The nickel market's surplus narrative is collapsing under the weight of Indonesian policy. When Jakarta slashed the 2026 RKAB ore quota to approximately 250-260 million tonnes — down sharply from 379 million tonnes in 2025 — the global supply-demand calculus shifted overnight. Macquarie, one of the most closely watched forecasters in the nickel complex, responded by slashing its 2026 global surplus estimate from 250kt to just 89kt, a reduction of nearly two-thirds. (FACT: Macquarie, May 2026)

The numbers tell a compelling story of tightening fundamentals. Macquarie simultaneously raised its 2026 average nickel price forecast to $17,750/t, a level that reflects the reduced surplus but still sits below current spot trading. LME three-month nickel settled at $18,790/t on May 26, near the two-year high of $19,400+ touched in early May, and up approximately 22% year-on-year. The market is pricing in the tightening, but the question is whether it has fully absorbed the structural shift. (FACT: LME, TradingEconomics, May 2026)

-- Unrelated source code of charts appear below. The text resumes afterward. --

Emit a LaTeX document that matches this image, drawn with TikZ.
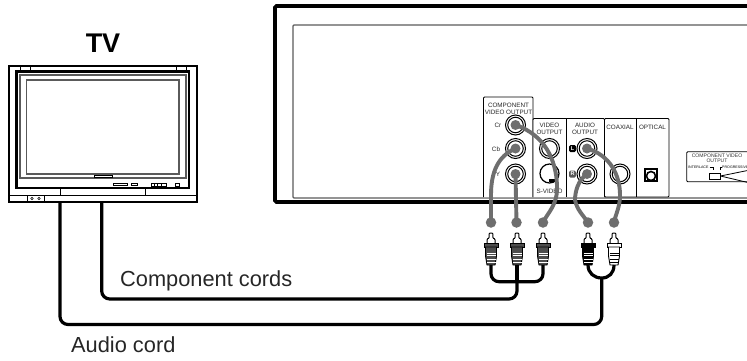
\documentclass[tikz,border=0pt]{standalone}
\usepackage{fontspec}
\setmainfont{Liberation Sans}
\usetikzlibrary{positioning,calc}
\definecolor{cablegray}{HTML}{6E6E6E}
\definecolor{plugcore}{HTML}{4E4E4E}
\definecolor{framegray}{HTML}{5A5A5A}
\newcommand{\fsz}[1]{\fontsize{#1}{#1}\selectfont}
\tikzset{panel/.style={draw,line width=.9pt,rounded corners=1pt,fill=white},
jackring/.style={circle,draw,line width=1pt,minimum size=20pt,inner sep=0pt},
jackhole/.style={circle,draw,line width=1pt,minimum size=15.5pt,inner sep=0pt},
plugdot/.style={circle,fill=cablegray,minimum size=10.5pt,inner sep=0pt},
signal/.style={cablegray,line width=3.9pt},
cord/.style={line width=3.2pt,rounded corners=8pt},
smalltext/.style={font=\fsz{6.3},align=center,inner sep=0pt,text=black!85},
tinytext/.style={font=\fsz{3.6},inner sep=0pt},
caption/.style={font=\fsz{21.8},inner sep=0pt,text=black!85},
pics/rcaplug/.style args={#1/#2}{code={
\draw[line width=1pt,fill=white,rounded corners=.8pt] (-1.8,0)--(-1.8,5)--(-4,6)--(-4,11)--(4,11)--(4,6)--(1.8,5)--(1.8,0)--cycle;
\draw[line width=.9pt,fill=#1] (-7,10.5) rectangle (7,14);
\draw[line width=.9pt,fill=#1] (-5.5,14)--(-5.5,23)--(-4,32)--(4,32)--(5.5,23)--(5.5,14)--cycle;
\foreach \y in {20,22.5,26,29}{\draw[#2,line width=.7pt] (-4.5,\y)--(4.5,\y);}
}}}
\begin{document}
\begin{tikzpicture}[x=1pt,y=-1pt]
\useasboundingbox (0,0) rectangle (747,360);
\node[font=\fsz{27}\bfseries,inner sep=0pt] (tvname) at (103,43) {TV};
\draw[line width=2.8pt] (9,66) rectangle (197,202);
\draw[line width=.7pt] (20,66)--(20,71) (30,66)--(30,71) (176,66)--(176,71) (186,66)--(186,71);
\draw[line width=2.2pt] (16.5,71.5) rectangle (189,188);
\draw[framegray,line width=1.2pt] (20,75) rectangle (186,178);
\draw[framegray,line width=1.2pt] (26.7,80) rectangle (179,174);
\draw[line width=.9pt,fill=white] (94,175) rectangle (112,177.5);
\draw[line width=.7pt] (113,183) rectangle (127,185.5) (131,183) rectangle (137,185.5) (175.5,183) rectangle (179,186);
\draw[line width=.7pt] (151,183) rectangle (166,186);
\foreach \x in {154,157.5,161}{\draw[line width=.7pt] (\x,183)--(\x,186);}
\draw[line width=1pt] (9,195)--(197,195) (60.5,188)--(60.5,195) (145.5,188)--(145.5,195);
\draw[line width=.8pt] (27.5,195) rectangle (44,201);
\foreach \x in {32,39}{\draw[line width=.6pt] (\x,198.5) circle (1.2);}
\draw[line width=3.6pt,line cap=round,rounded corners=1.5pt] (747,6)--(275,6)--(275,202)--(747,202);
\draw[framegray,line width=1.2pt,rounded corners=1pt] (747,25)--(293,25)--(293,198)--(747,198);
\draw[panel] (483.5,197)--(483.5,97)--(533,97)--(533,197);
\draw[panel] (533,197)--(533,118.5)--(604.5,118.5)--(604.5,197);
\draw[panel] (566,118.5)--(566,197);
\draw[panel] (604.5,197)--(604.5,118.5)--(669,118.5)--(669,197)--cycle;
\draw[line width=.9pt] (636,118.5)--(636,197);
\node[smalltext] (compname) at (508.5,108.5) {COMPONENT\\[.4pt]VIDEO OUTPUT};
\node[smalltext] (videoname) at (549.5,129) {VIDEO\\[.4pt]OUTPUT};
\node[smalltext] (audioname) at (585,129) {AUDIO\\[.4pt]OUTPUT};
\node[smalltext] (coaxname) at (620,127) {COAXIAL};
\node[smalltext] (optname) at (652.5,127) {OPTICAL};
\node[smalltext] (svname) at (549.5,191.5) {S-VIDEO};
\node[smalltext] (crname) at (498,125) {Cr};
\node[smalltext] (cbname) at (496,149) {Cb};
\node[smalltext] (yname) at (498,174) {Y};
\foreach \v/\x/\y in {Cr/515.5/125,Cb/515.5/148.5,Yj/515.5/174,Vid/549.5/148.5,Lj/587/148.5,Rj/587/174,Coax/620/174}{
\node[jackring] (\v) at (\x,\y) {};
\node[jackhole] (\v h) at (\x,\y) {};
}
\node[circle,draw,line width=1.2pt,minimum size=19pt,inner sep=0pt] (Sv) at (549.5,173.5) {};
\node[rectangle,fill=black,minimum width=7pt,minimum height=3pt,inner sep=0pt] (Svpin) at (552,180) {};
\node[rectangle,draw,line width=1.2pt,minimum size=12pt,inner sep=0pt] (Opt) at (651,175) {};
\node[circle,draw,line width=1.6pt,minimum size=9pt,inner sep=0pt] (Opth) at (651,176) {};
\node[rectangle,fill=black,rounded corners=1.5pt,minimum size=7pt,inner sep=0pt,text=white,font=\fsz{5.5}\bfseries] (Lmark) at (572.5,148.5) {L};
\node[rectangle,fill=black!65,rounded corners=1.5pt,minimum size=7pt,inner sep=0pt,text=white,font=\fsz{5.5}\bfseries] (Rmark) at (572.5,174) {R};
\draw[line width=.9pt,rounded corners=1pt] (750,151.7)--(686.7,151.7)--(686.7,181.7)--(750,181.7);
\node[font=\fsz{5.1},align=center,inner sep=0pt,text=black!80] (modename) at (717,158) {COMPONENT VIDEO\\[-.5pt]OUTPUT};
\node[tinytext,anchor=west] (interlace) at (688,167.5) {INTERLACE};
\node[tinytext,anchor=west] (progress) at (722,167.5) {PROGRESSIVE};
\draw[line width=.8pt] (709.5,167.5)--(713,167.5)--(713,170) (720,170)--(720,167.5)--(721.5,167.5);
\node[rectangle,draw,line width=.9pt,minimum width=11pt,minimum height=6pt,inner sep=0pt] (switch) at (714.5,176) {};
\draw[line width=.8pt] (switch.east)--(750,170) (switch.east)--(750,183);
\foreach \v/\x in {dotCb/491,dotY/516.5,dotCr/543,dotL/588,dotR/614}{\node[plugdot] (\v) at (\x,222.5) {};}
\foreach \v in {Cr,Cb,Yj,Lj,Rj}{\node[circle,fill=cablegray,minimum size=10pt,inner sep=0pt] (\v d) at (\v) {};}
\draw[signal] (Crd.center) .. controls (545,135) and (556,160) .. (557,185) .. controls (558,205) and (548,212) .. (dotCr.center);
\draw[signal] (Cbd.center) .. controls (498,156) and (491,172) .. (491,195) -- (dotCb.center);
\draw[signal] (Yjd.center)--(dotY.center);
\draw[signal] (Ljd.center) .. controls (610,155) and (620,175) .. (620,195) .. controls (620,207) and (616,213) .. (dotR.center);
\draw[signal] (Rjd.center) .. controls (578,180) and (575,192) .. (575,200) .. controls (577,210) and (583,215) .. (dotL.center);
\foreach \x/\n in {491/a,517/b,543/c}{\coordinate (tail\n) at (\x,265);\pic at (\x,233) {rcaplug={plugcore/white}};}
\pic at (588,233) {rcaplug={black/white}};
\pic at (614,233) {rcaplug={white/black}};
\coordinate (tailL) at (588,265);
\coordinate (tailR) at (614,265);
\coordinate (tvcomp) at (101.7,203);
\coordinate (tvaudio) at (60,203);
\coordinate (compjoin) at (517,281.7);
\coordinate (audiojoin) at (601.7,278);
\draw[cord] (taila)--(491,281.7)--(compjoin);
\draw[cord] (tailc)--(543,281.7)--(compjoin);
\draw[cord,rounded corners=0pt] (tailb)--(compjoin);
\draw[cord] (compjoin)--(517,299)--(101.7,299)--(tvcomp);
\draw[line width=3.2pt] (tailL) .. controls (588,273) and (594,278) .. (audiojoin) .. controls (609,278) and (614,273) .. (tailR);
\draw[cord] (audiojoin)--(601.7,324.5)--(60,324.5)--(tvaudio);
\node[caption,anchor=west] (compcap) at (120,281) {Component cords};
\node[caption,anchor=west] (audiocap) at (71,345) {Audio cord};
\end{tikzpicture}
\end{document}
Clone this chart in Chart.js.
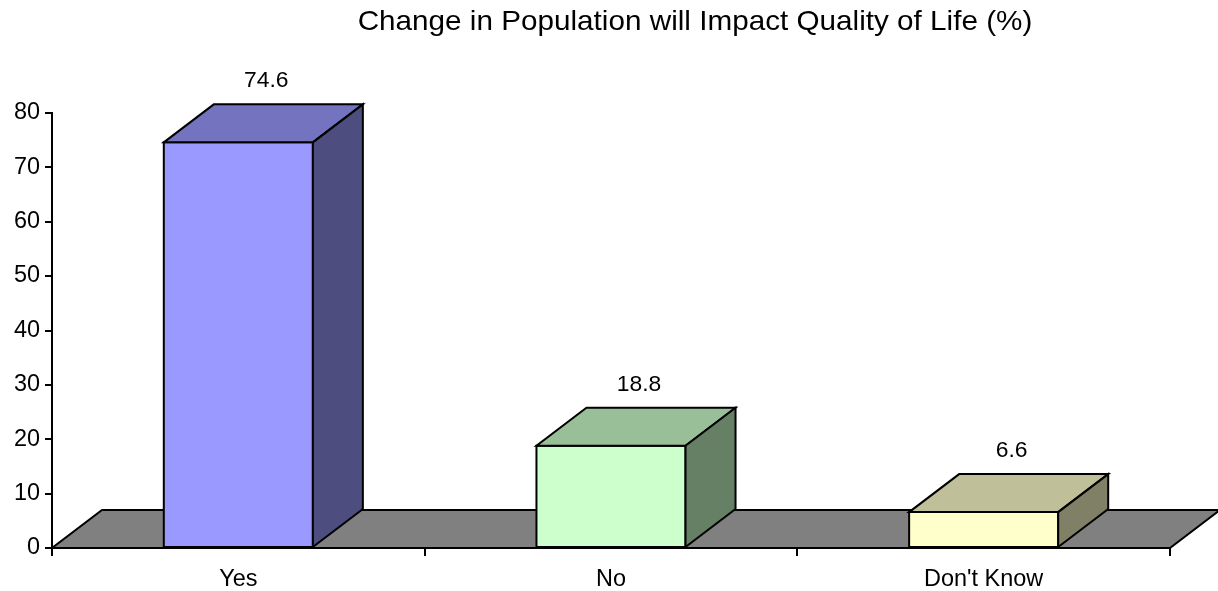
<!DOCTYPE html>
<html><head><meta charset="utf-8">
<script src="https://cdn.jsdelivr.net/npm/chart.js@4"></script>
<style>html,body{margin:0;padding:0;background:#fff;}#wrap{width:1218px;height:591px;position:relative;}</style>
</head><body><div id="wrap"><canvas id="c" width="1218" height="591"></canvas></div>
<script>
const categories = ["Yes", "No", "Don't Know"];
const values = [74.6, 18.8, 6.6];
const frontColors = ["#9999FF", "#CCFFCC", "#FFFFCC"];
const topColors = ["#7373BF", "#99BF99", "#BFBF99"];
const sideColors = ["#4D4D80", "#668066", "#808066"];
const yTicks = [0, 10, 20, 30, 40, 50, 60, 70, 80];
const titleText = "Change in Population will Impact Quality of Life (%)";
const FONT = "'Liberation Sans', Arial, sans-serif";
const DX = 50, DY = -38;

function poly(ctx, pts, fill) {
  ctx.beginPath();
  ctx.moveTo(pts[0][0], pts[0][1]);
  for (let i = 1; i < pts.length; i++) ctx.lineTo(pts[i][0], pts[i][1]);
  ctx.closePath();
  ctx.fillStyle = fill; ctx.fill();
  ctx.stroke();
}

function sText(ctx, txt, x, y, size, sx, align) {
  ctx.save();
  ctx.font = size + 'px ' + FONT;
  ctx.fillStyle = '#000';
  ctx.textBaseline = 'middle';
  ctx.textAlign = align || 'center';
  ctx.translate(x, y);
  ctx.scale(sx, 1);
  ctx.fillText(txt, 0, 0);
  ctx.restore();
}

const bars3d = {
  id: 'bars3d',
  beforeDatasetsDraw(chart) {
    const ctx = chart.ctx;
    const base = chart.scales.y.getPixelForValue(0);
    const x0 = chart.scales.x.left, x1 = chart.scales.x.right;
    ctx.save();
    ctx.lineWidth = 2; ctx.strokeStyle = '#000'; ctx.lineJoin = 'miter';
    poly(ctx, [[x0, base], [x1, base], [x1 + DX, base + DY], [x0 + DX, base + DY]], '#808080');
    ctx.restore();
  },
  afterDatasetsDraw(chart) {
    const ctx = chart.ctx;
    const meta = chart.getDatasetMeta(0);
    ctx.save();
    ctx.lineWidth = 2; ctx.strokeStyle = '#000';
    meta.data.forEach((el, i) => {
      const l = el.x - el.width / 2, r = el.x + el.width / 2, t = el.y, b = el.base;
      poly(ctx, [[l, b], [r, b], [r, t], [l, t]], frontColors[i]);
      poly(ctx, [[l, t], [r, t], [r + DX, t + DY], [l + DX, t + DY]], topColors[i]);
      poly(ctx, [[r, b], [r + DX, b + DY], [r + DX, t + DY], [r, t]], sideColors[i]);
      sText(ctx, String(values[i]), el.x + 28, t + DY - 23, 22, 1.04, 'center');
    });
    ctx.restore();
    const ys = chart.scales.y, xs = chart.scales.x;
    yTicks.forEach(v => sText(ctx, String(v), ys.right - 12, ys.getPixelForValue(v), 23, 1.02, 'right'));
    categories.forEach((c, i) => sText(ctx, c, xs.getPixelForValue(i), 580, 23, 1.02, 'center'));
    sText(ctx, titleText, 695, 22, 28, 1.06, 'center');
  }
};

new Chart(document.getElementById('c'), {
  type: 'bar',
  data: {
    labels: categories,
    datasets: [{ data: values, backgroundColor: 'rgba(0,0,0,0)', borderWidth: 0,
      categoryPercentage: 1.0, barPercentage: 0.4 }]
  },
  options: {
    responsive: false, animation: false,
    layout: { padding: { top: 113, right: 48, left: 0, bottom: 0 } },
    plugins: { legend: { display: false }, tooltip: { enabled: false }, title: { display: false } },
    scales: {
      x: {
        offset: true,
        grid: { display: true, offset: true, drawOnChartArea: false, color: '#000', lineWidth: 2, tickLength: 8 },
        border: { display: true, color: '#000', width: 2 },
        ticks: { display: false },
        afterFit(s) { s.height = 43; }
      },
      y: {
        min: 0, max: 80,
        afterBuildTicks(s) { s.ticks = yTicks.map(v => ({ value: v })); },
        grid: { display: true, drawOnChartArea: false, color: '#000', lineWidth: 2, tickLength: 7 },
        border: { display: true, color: '#000', width: 2 },
        ticks: { display: false },
        afterFit(s) { s.width = 52; }
      }
    }
  },
  plugins: [bars3d]
});
</script></body></html>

Yet not every forecaster is as bullish. ING maintains a 2026 surplus view of 261kt with an average price forecast of just $15,250/t, arguing that Indonesia's quota policy is still being implemented and that enforcement may prove more flexible than written. The divergence between the Macquarie and ING forecasts is unusually wide — 172kt in surplus terms and $2,500/t in price terms — reflecting deep uncertainty about how effectively Indonesia will enforce the reduced quotas. What is not in dispute is that the policy direction has shifted decisively toward conservation, and that alone has removed the bearish anchor holding nickel below $16,000. (FACT: ING Think, Macquarie, May 2026)

The market is now described as "policy-driven and range-bound" — a characterization that undersells the significance of the Macquarie revision. A surplus shrinking from 250kt to 89kt is a structural recalibration, not a marginal adjustment. If ore supply continues to underperform demand, Indonesia may need to supplement its quotas mid-year, or the market could swing into deficit sooner than any forecaster currently projects.

What this means for buyers

The gap between the most bullish and most bearish surplus forecasts — 89kt versus 261kt — represents a massive range of potential price outcomes. For buyers, the prudent position is to assume that Indonesian enforcement will be effective, meaning the surplus is shrinking and prices have found a higher floor. Forward coverage at current levels around $18,500-19,000/t hedges against the Macquarie scenario of further tightening. The ING scenario of a larger surplus would require quota evasion or relaxation, which is a risk but not the base case. Layer in partial coverage now to protect against the tightening trajectory that the data supports.